Today's gospel from Particularly Religious Coworker

Hey folks, guess what time it is? That's right, it's time for another installment of Particularly Religious Coworker, wherein my office manager/admin lady goes a little overboard with expressing her love for the lord (and savior, who works in mysterious ways.)

As you may recall, a while back I noticed that PRC had stuck a flyer up on the copy room wall talking about how YOU ARE SO BLESSED that I thought was a little...much. It's totally fine to have your beliefs but it's not quite so appropriate to be talking about blessed this, lord that when we're a non-religious tech school and we've got both current and prospective students walking around all the time.


So the poster came down, and a conversation was had with PRC where she was told that all the church-y comments need to be toned down. Which they were, for a while, but PRC just loves the lord so much she can't help herself.
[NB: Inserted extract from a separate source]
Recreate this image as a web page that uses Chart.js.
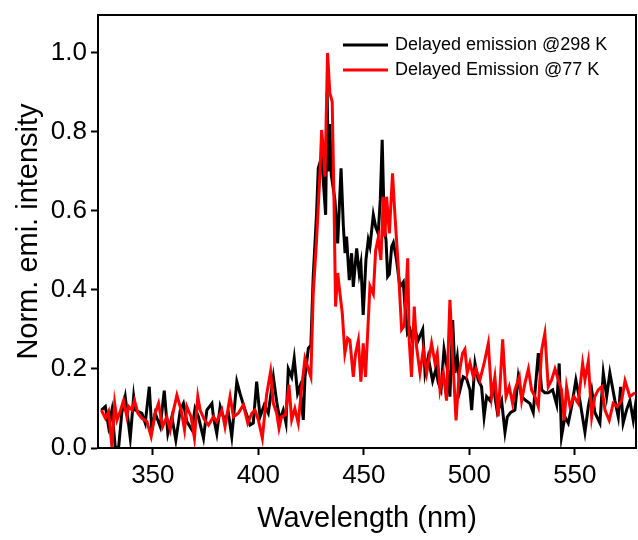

I'm generally friendly with PRC, and I'm happy to chit-chat with her about inconsequential stuff. But today in a random conversation about situations when folks have needed to go on unemployment, she mentioned that she had gotten divorced many years ago, her ex-husband was very wealthy, but she told the dude she didn't want any of his money and she'd support herself just fine. I joked, "wow, he got off easy!"
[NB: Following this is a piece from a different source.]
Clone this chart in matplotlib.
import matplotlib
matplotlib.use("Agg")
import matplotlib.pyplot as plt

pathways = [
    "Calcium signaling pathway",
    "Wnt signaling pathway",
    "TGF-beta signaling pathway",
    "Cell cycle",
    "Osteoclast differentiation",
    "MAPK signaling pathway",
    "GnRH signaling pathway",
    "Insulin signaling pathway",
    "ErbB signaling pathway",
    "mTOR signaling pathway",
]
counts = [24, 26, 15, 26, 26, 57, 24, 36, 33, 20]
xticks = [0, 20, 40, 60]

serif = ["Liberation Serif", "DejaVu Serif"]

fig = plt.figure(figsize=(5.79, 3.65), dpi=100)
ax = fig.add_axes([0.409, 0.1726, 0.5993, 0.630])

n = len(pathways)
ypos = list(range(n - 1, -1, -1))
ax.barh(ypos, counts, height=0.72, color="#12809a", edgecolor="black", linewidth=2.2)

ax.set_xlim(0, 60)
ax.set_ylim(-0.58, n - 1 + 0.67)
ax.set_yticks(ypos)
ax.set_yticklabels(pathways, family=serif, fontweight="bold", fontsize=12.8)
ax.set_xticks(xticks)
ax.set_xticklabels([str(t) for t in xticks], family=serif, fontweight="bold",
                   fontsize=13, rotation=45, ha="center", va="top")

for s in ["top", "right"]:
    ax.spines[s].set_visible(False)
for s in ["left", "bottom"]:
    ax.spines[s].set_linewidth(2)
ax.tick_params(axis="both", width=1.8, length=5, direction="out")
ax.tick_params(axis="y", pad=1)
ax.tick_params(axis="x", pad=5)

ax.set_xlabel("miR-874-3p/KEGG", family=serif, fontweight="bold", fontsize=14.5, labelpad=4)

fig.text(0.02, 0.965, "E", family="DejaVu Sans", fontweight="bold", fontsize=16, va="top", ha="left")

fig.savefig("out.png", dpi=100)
Her response was something like (I'm not quoting verbatim here), "You know my beliefs, I'm just so blessed and the lord takes care of me every day so I'm very fortunate that the lord takes care of me each and every day."
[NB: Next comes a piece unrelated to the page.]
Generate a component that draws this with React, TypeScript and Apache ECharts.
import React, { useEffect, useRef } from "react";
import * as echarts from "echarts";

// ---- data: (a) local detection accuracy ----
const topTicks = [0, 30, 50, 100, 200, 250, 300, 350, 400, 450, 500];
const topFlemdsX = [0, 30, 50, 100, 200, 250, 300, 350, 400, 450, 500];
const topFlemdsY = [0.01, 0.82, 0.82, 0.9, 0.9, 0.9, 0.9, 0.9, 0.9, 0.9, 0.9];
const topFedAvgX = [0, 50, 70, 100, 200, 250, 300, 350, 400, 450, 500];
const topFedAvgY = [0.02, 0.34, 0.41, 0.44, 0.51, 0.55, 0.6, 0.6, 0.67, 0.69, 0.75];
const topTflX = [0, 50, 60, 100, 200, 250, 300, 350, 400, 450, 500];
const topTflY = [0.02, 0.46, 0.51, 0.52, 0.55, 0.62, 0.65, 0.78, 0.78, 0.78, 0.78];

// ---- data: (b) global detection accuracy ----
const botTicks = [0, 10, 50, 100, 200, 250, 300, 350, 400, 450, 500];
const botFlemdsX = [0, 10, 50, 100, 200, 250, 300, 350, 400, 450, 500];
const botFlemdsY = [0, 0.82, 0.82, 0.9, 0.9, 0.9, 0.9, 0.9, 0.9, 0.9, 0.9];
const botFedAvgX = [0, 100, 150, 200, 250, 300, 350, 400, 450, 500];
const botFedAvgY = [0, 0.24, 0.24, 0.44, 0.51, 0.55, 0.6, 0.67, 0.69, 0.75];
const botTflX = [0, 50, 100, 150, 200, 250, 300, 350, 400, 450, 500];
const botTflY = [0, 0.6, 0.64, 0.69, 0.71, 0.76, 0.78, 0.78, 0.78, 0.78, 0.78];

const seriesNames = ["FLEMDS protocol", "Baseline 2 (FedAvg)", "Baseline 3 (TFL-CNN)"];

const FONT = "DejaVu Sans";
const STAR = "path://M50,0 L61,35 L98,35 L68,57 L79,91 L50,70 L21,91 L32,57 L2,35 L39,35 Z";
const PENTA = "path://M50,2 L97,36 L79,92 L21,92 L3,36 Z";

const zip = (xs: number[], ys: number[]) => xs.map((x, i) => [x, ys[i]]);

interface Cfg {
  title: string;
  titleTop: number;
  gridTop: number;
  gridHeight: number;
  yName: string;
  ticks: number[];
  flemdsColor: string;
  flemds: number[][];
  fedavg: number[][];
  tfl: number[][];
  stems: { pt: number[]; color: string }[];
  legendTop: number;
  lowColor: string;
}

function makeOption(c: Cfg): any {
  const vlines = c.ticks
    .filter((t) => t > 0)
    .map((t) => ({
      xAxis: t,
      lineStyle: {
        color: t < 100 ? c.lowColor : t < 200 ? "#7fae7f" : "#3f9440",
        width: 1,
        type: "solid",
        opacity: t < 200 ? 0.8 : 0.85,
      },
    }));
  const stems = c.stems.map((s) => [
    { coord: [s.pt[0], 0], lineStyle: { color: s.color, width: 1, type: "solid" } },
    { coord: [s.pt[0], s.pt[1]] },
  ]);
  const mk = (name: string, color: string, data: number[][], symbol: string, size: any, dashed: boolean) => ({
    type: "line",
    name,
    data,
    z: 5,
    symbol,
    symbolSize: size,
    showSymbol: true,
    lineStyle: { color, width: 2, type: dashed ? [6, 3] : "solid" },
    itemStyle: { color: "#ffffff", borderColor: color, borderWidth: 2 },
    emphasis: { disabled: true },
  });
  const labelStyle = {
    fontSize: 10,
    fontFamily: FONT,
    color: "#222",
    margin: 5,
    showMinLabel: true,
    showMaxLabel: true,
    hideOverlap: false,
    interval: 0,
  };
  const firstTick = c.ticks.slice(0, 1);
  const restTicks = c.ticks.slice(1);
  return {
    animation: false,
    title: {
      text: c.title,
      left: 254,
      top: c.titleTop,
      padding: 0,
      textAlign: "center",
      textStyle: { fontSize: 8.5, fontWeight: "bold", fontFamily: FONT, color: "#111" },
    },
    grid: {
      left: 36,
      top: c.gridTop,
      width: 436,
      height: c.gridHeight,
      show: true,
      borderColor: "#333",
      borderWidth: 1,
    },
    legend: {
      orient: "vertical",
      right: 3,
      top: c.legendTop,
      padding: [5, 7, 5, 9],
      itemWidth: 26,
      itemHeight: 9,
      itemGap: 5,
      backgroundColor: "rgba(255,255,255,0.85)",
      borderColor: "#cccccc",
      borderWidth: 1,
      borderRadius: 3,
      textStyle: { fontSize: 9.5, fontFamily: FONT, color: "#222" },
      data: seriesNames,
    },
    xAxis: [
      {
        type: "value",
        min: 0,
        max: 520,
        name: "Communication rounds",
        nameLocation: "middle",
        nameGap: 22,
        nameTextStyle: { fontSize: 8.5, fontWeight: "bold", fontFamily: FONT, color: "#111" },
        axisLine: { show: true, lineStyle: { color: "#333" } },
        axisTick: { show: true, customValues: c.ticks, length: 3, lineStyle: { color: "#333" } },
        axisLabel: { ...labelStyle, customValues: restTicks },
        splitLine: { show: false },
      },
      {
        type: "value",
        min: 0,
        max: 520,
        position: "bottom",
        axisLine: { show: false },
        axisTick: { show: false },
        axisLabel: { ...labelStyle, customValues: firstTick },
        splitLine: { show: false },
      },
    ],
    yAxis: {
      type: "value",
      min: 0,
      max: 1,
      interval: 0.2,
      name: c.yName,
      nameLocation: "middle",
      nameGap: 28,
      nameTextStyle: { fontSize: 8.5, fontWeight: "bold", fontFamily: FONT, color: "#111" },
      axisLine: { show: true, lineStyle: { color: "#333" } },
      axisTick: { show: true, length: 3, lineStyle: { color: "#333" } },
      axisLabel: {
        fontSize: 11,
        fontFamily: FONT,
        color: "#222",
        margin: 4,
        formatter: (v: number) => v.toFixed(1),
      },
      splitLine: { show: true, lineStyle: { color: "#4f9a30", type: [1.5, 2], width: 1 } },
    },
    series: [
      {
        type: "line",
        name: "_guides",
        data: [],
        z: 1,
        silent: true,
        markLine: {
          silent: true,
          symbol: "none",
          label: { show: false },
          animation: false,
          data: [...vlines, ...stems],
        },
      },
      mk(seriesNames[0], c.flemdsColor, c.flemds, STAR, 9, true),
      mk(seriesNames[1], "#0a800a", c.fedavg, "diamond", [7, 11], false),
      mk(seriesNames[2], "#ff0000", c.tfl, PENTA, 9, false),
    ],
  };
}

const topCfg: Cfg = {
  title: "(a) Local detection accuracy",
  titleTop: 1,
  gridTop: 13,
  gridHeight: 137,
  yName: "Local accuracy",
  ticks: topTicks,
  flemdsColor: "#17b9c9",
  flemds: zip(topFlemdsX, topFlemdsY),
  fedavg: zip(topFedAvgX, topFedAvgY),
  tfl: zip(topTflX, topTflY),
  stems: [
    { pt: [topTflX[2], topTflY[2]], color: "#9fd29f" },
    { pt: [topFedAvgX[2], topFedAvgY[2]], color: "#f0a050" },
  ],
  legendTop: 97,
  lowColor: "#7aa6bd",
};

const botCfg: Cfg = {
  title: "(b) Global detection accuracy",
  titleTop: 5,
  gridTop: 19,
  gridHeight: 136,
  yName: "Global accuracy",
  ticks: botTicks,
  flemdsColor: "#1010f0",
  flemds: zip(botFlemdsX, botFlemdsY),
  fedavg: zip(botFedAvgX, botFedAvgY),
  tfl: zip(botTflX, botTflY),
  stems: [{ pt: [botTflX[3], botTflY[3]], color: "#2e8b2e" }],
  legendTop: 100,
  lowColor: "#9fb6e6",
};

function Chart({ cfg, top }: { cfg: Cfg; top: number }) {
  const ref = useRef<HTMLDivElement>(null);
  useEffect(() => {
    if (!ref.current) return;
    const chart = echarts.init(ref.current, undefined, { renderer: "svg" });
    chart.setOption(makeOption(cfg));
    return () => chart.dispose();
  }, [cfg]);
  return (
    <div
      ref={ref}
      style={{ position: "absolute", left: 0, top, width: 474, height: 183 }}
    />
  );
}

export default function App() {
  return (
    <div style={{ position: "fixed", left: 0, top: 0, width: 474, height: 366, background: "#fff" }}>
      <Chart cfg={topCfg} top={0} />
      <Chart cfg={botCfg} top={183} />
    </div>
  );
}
Luckily the phone rang just as she said that so I took a swig of my coffee, said, "uh that's good," and headed back to my office.

A couple hours later, I went up to the front desk to look out at the roads and see how much snow was sticking, and she answered the phone with someone who was talking about some kind of financial situation. She then said something like, "hang in there, the lord moves mountains, that's his way!"


I have no idea who she was talking to and what their beliefs are, but if that's a student talking about their financial aid, come on lady, you can't do that stuff.